En effet, j’ai décidé de limiter un maximum mes émissions de gaz à effet de serre. On ne peut plus se permettre en 2020, pour nos simples désirs d’aventure, de faire 4 fois le tour du monde en avion sur l’année, et aller consommer des parois toujours plus éloignées. Il nous faut agir de façon responsable et cela implique de se creuser un peu les méninges pour se lancer dans des expés dignes de ce nom. Je suis convaincu qu’avec un peu de créativité et de bonnes (et non moins fortes) bières belges, on peut se trouver des expéditions avec tous les ingrédients d’une belle aventure tout en ayant de faibles impacts environnementaux !

Par contre pourquoi pas aller au bout du monde de façon aventureuse et respectueuse de l’environnement pour grimper les plus les plus belles parois aux quatre coins de la planète ? La recette pour cela est simple : être créatif et oser ! 

photo : John Janssens

« Être ambitieux, c’est la clé. Rêver grand et croire en ses rêves »

– Revenons à l’escalade, as-tu un conseil à laisser aux grimpeurs qui chercheraient à progresser ? Aux débutants, aux grimpeurs de 7, de 8 ?

Ca peut sembler un conseil quelque peu bateau mais je crois qu’être ambitieux, c’est la clé. Rêver grand et croire en ses rêves.
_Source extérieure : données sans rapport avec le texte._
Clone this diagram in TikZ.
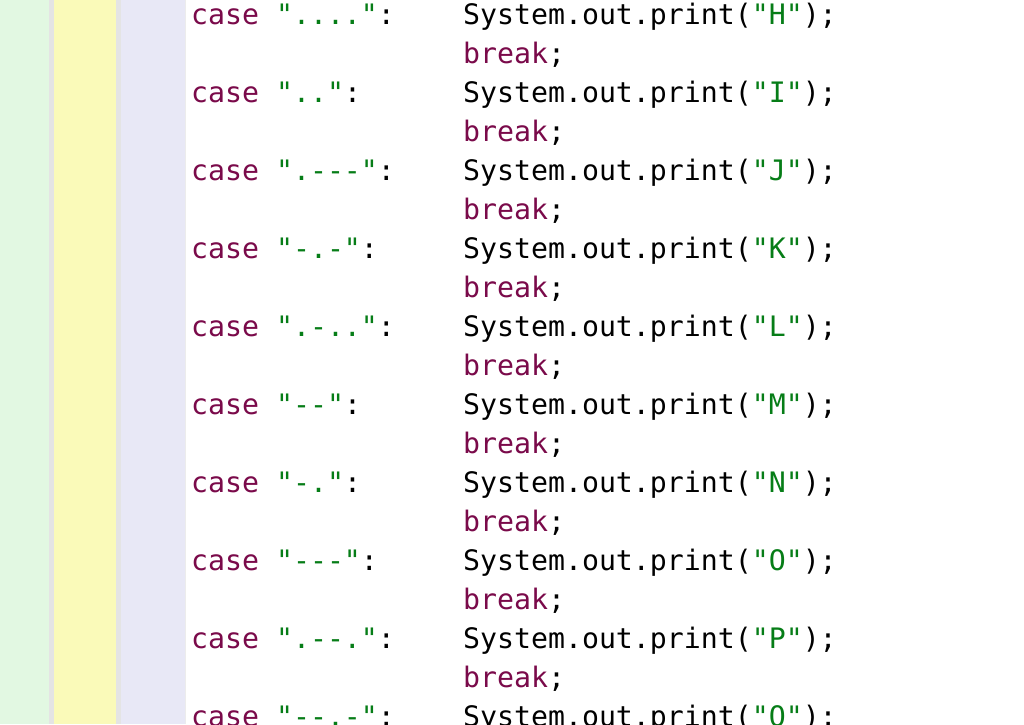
\documentclass[tikz,border=0pt]{standalone}
\usepackage{fontspec}
\setmonofont{DejaVu Sans Mono}
\definecolor{kw}{HTML}{7A0A4A}
\definecolor{str}{HTML}{067D17}
\definecolor{gr}{HTML}{E2F8E2}
\definecolor{ye}{HTML}{FAFAB9}
\definecolor{la}{HTML}{E8E8F6}
\definecolor{sep}{HTML}{E4E4E4}
\newcommand\caserow[3]{%
  \node[codeline] (c#1) at (191,{24+78*#1}) {\textcolor{kw}{case} \textcolor{str}{"#2"}:};
  \node[codeline] (p#1) at (463,{24+78*#1}) {System.out.print(\textcolor{str}{"#3"});};
  \node[codeline] (b#1) at (463,{63+78*#1}) {\textcolor{kw}{break};};}
\begin{document}
\begin{tikzpicture}[x=1pt,y=-1pt,
  codeline/.style={anchor=base west,inner sep=0pt,font=\ttfamily\fontsize{28.2}{30}\selectfont}]
\useasboundingbox (0,0) rectangle (1024,724);
\clip (0,0) rectangle (1024,724);
\fill[white] (0,0) rectangle (1024,724);
\fill[gr] (0,0) rectangle (49,724);
\fill[sep] (49,0) rectangle (54,724);
\fill[ye] (54,0) rectangle (116,724);
\fill[sep] (116,0) rectangle (121,724);
\fill[la] (121,0) rectangle (185,724);
\fill[sep!70!white] (185,0) rectangle (186,724);
\caserow{0}{....}{H}
\caserow{1}{..}{I}
\caserow{2}{.---}{J}
\caserow{3}{-.-}{K}
\caserow{4}{.-..}{L}
\caserow{5}{--}{M}
\caserow{6}{-.}{N}
\caserow{7}{---}{O}
\caserow{8}{.--.}{P}
\caserow{9}{--.-}{Q}
\end{tikzpicture}
\end{document}
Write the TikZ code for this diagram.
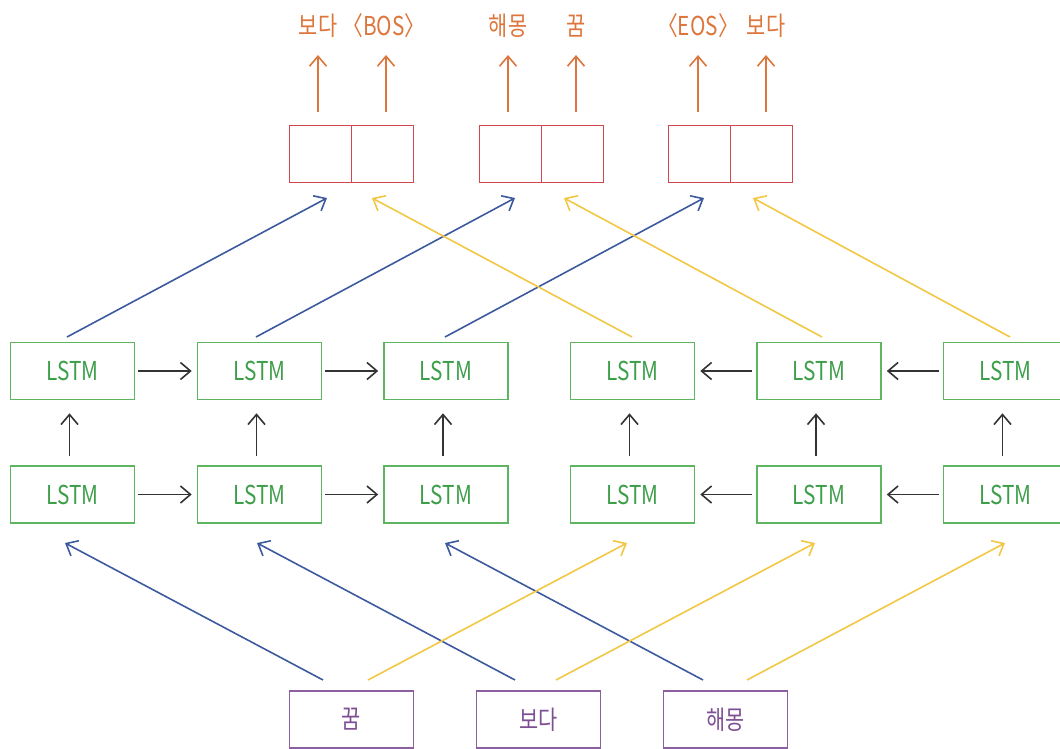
\documentclass[tikz,border=0pt]{standalone}
\usepackage{fontspec}
\setmainfont{Noto Sans CJK KR}[FakeStretch=0.8]
\usetikzlibrary{arrows.meta,calc}
\definecolor{lgreen}{HTML}{5DB561}
\definecolor{tgreen}{HTML}{3E9F4B}
\definecolor{lred}{HTML}{D2474E}
\definecolor{torange}{HTML}{DD763C}
\definecolor{lblue}{HTML}{3D5A9E}
\definecolor{lyellow}{HTML}{F2C744}
\definecolor{lpurple}{HTML}{8C60A0}
\definecolor{tpurple}{HTML}{7E4F93}
\definecolor{dark}{HTML}{333333}
\tikzset{
  lstm/.style={draw=lgreen, line width=1.6pt, minimum width=124pt, minimum height=57pt, inner sep=0pt, text=tgreen, font=\fontsize{26}{26}\selectfont},
  inp/.style={draw=lpurple, line width=1.6pt, minimum width=124pt, minimum height=57pt, inner sep=0pt, text=tpurple, font=\fontsize{26}{26}\selectfont},
  half/.style={draw=lred, line width=1.6pt, minimum width=62pt, minimum height=57pt, inner sep=0pt},
  outlab/.style={text=torange, inner sep=0pt, font=\fontsize{26}{26}\selectfont},
  arr/.style={line width=1.6pt, -{Straight Barb[length=10pt,width=17pt]}},
}
\begin{document}
\begin{tikzpicture}[x=1pt,y=-1pt]
\useasboundingbox (0,0) rectangle (1060,749);
\clip (0,0) rectangle (1060,749);
% LSTM nodes
\foreach \i/\x in {1/72.5,2/259.5,3/446,4/632.5,5/819,6/1005.5}{
  \node[lstm] (t\i) at (\x,371) {LSTM};
  \node[lstm] (b\i) at (\x,494.5) {LSTM};
}
% output halves
\node[half] (o1a) at (320.5,154) {};
\node[half] (o1b) at (382.5,154) {};
\node[half] (o2a) at (510.5,154) {};
\node[half] (o2b) at (572.5,154) {};
\node[half] (o3a) at (699.5,154) {};
\node[half] (o3b) at (761.5,154) {};
% input nodes
\node[inp] (i1) at (351.5,719.5) {꿈};
\node[inp] (i2) at (538.5,719.5) {보다};
\node[inp] (i3) at (725.5,719.5) {해몽};
% output labels
\node[outlab] (l1) at (318,26) {보다};
\node[outlab] (l2) at (384,26) {〈BOS〉};
\node[outlab] (l3) at (508,26) {해몽};
\node[outlab] (l4) at (576,26) {꿈};
\node[outlab] (l5) at (698,26) {〈EOS〉};
\node[outlab] (l6) at (766,26) {보다};
% orange arrows
\foreach \k/\x in {1/318,2/386,3/508,4/576,5/698,6/766}{
  \coordinate (ob\k) at (\x,112);
  \coordinate (ot\k) at (\x,55);
  \draw[arr, draw=torange] (ob\k) -- (ot\k);
}
% horizontal arrows
\draw[arr, draw=dark, shorten <=3pt, shorten >=5pt] (t1) -- (t2);
\draw[arr, draw=dark, shorten <=3pt, shorten >=5pt] (t2) -- (t3);
\draw[arr, draw=dark, shorten <=3pt, shorten >=5pt] (b1) -- (b2);
\draw[arr, draw=dark, shorten <=3pt, shorten >=5pt] (b2) -- (b3);
\draw[arr, draw=dark, shorten <=4pt, shorten >=5pt] (t5) -- (t4);
\draw[arr, draw=dark, shorten <=4pt, shorten >=5pt] (t6) -- (t5);
\draw[arr, draw=dark, shorten <=4pt, shorten >=5pt] (b5) -- (b4);
\draw[arr, draw=dark, shorten <=4pt, shorten >=5pt] (b6) -- (b5);
% vertical arrows
\foreach \i in {1,...,6}{
  \draw[arr, draw=dark, shorten <=9pt, shorten >=13pt] ($(b\i.north)+(-3,0)$) -- ($(t\i.south)+(-3,0)$);
}
% top diagonal arrows
\coordinate (ts1) at (67,337);   \coordinate (te1) at (327,198);
\coordinate (ts2) at (256,337);  \coordinate (te2) at (515,198);
\coordinate (ts3) at (445,337);  \coordinate (te3) at (704,198);
\coordinate (ts4) at (632,337);  \coordinate (te4) at (372,198);
\coordinate (ts5) at (822,337);  \coordinate (te5) at (564,198);
\coordinate (ts6) at (1010,337); \coordinate (te6) at (753,198);
\foreach \k in {1,2,3}{\draw[arr, draw=lblue] (ts\k) -- (te\k);}
\foreach \k in {4,5,6}{\draw[arr, draw=lyellow] (ts\k) -- (te\k);}
% bottom diagonal arrows
\coordinate (bs1) at (323,680); \coordinate (be1) at (65,543);
\coordinate (bs2) at (515,680); \coordinate (be2) at (257,543);
\coordinate (bs3) at (703,680); \coordinate (be3) at (445,543);
\coordinate (bs4) at (368,680); \coordinate (be4) at (627,543);
\coordinate (bs5) at (556,680); \coordinate (be5) at (815,543);
\coordinate (bs6) at (747,680); \coordinate (be6) at (1005,543);
\foreach \k in {1,2,3}{\draw[arr, draw=lblue] (bs\k) -- (be\k);}
\foreach \k in {4,5,6}{\draw[arr, draw=lyellow] (bs\k) -- (be\k);}
\end{tikzpicture}
\end{document}
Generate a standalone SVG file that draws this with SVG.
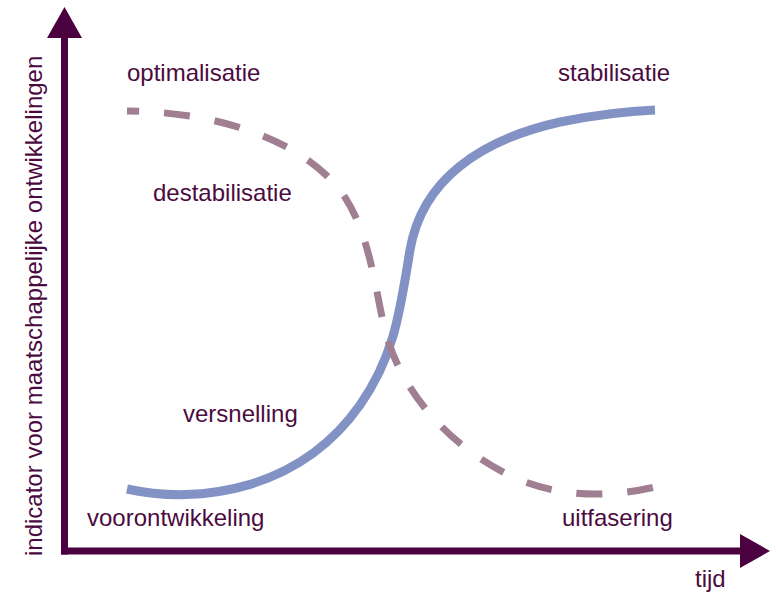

Au pire tu te retrouveras à réaliser des choses un peu moins grandes que tes rêves, mais ça restera grand !

Je conseillerais aussi d’entretenir sa motivation : faire des choses qui plaisent, qui excitent, qui motivent. Casser les routines, amener du jeu, de l’amusement…

– De ton côté, des projets pour la suite (pas forcément uniquement en escalade) ?

J’ai beaucoup de projets en tête et j’avoue que la plupart (si pas tous ? hum) sont liés de près ou de loin à l’escalade. Pour ne parler que du prochain en date, je vais maintenant prendre un mois pour m’entrainer à fond en Belgique, et ensuite aller travailler une voie sportive à ma limite. Je pense que c’est la parfaite préparation pour mes multiples objectifs de grandes voies que j’ai l’été prochain.

– Dernière question, comment expliques-tu cet engouement des grimpeurs belges pour le lycra et les chemises à fleurs ?

L’humour, l’autodérision et par conséquent le ridicule sont, en plus d’une grosse frite, les meilleurs armes des belges. Il semble dès lors logique d’utiliser ces armes dans notre pratique de l’escalade 😉

Du style bébé ! (photo : Damien Largeron)

Merci Sébastien, à Damien Largeron et John Janssens pour leurs photos, et un mot sur ses sponsors : Patagonia, Scarpa, Petzl, Lecomte Alpirando, RhinoskinEscal’pades.
Interview réalisée en décembre 2020.